In any case, the St. Olaf spirit was clearly evident at both gatherings, more tangibly at the turbine dedication, when the wind twirled our pinwheels at an almost alarming rate – but, as the speakers took pains to remind us, wind is the spirit of God made palpable. It's not just the ritual singing of "Fram, Fram" (really, what does that song even mean anyway, and is there really anyone outside Ole Choir who can negotiate that octave drop in the chorus?), or Bon Appétit's traditional cookies and seasonal hot liquids. Nor is it even the spectacle of various college notables making profound comments leavened with corny puns.

Only at St.

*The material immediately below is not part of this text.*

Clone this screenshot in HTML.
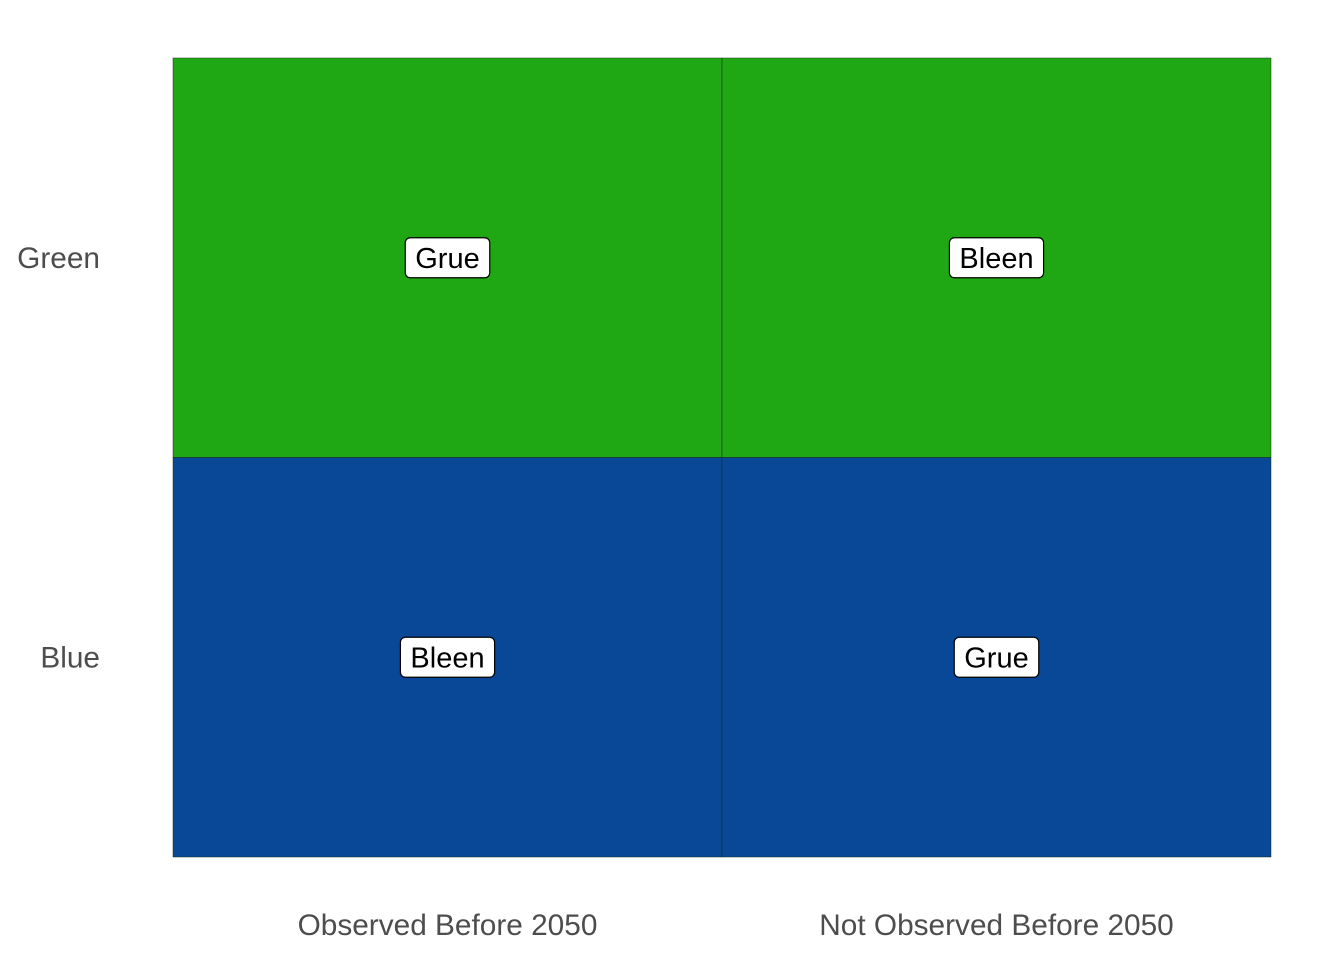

Olaf, I'm certain, do members of the community feel it necessary to take time out from the college's schedule not just to commemorate the beginnings of various environmental contraptions, but to dedicate them to the college's higher purpose, and, just a little, to rededicate the college itself at the same time.

The fact that we feel this need and act on it, I think, is the closest I can come to articulating what makes St. Olaf not just special (after all, everyone is special), but unique. Maybe there's another college where people are unembarrassed to sport propellerhead beanies around campus, but certainly St. Olaf is the only one where the dean, pastor and president of the college all did so proudly at the same time. And it's not just that they wore the beanies, it's that they, even as they did so, did not neglect to remind us to be humble, scholarly people and proponents of a new ecological revolution.

After more than three years here at St. Olaf, I still don't know that much about Norway other than the fact that they eat lutefisk there (or so they tell me). But I don't have to know anything about Norway today, really, to know that Norway 140-odd years ago must have been an interesting place to have given rise to people who could come halfway around the world and found a school that would become a college that, 132 years later, celebrated its founding by gathering in a cornfield to sing dedicatory hymns for a wind turbine. The fact that we have a wind turbine at all is notable in itself. Clearly the Founders started something good in 1874. Equally clearly, it's easier to watch it unfold, and to want to be a useful, contributing part of it than to spell it out in so many words. So what are we waiting for? Fram, fram, St. Olaf.

Opinions Editor Andrea Horbinski is a senior from Marlton, N.J. She majors in classics with a concentration in Japan studies.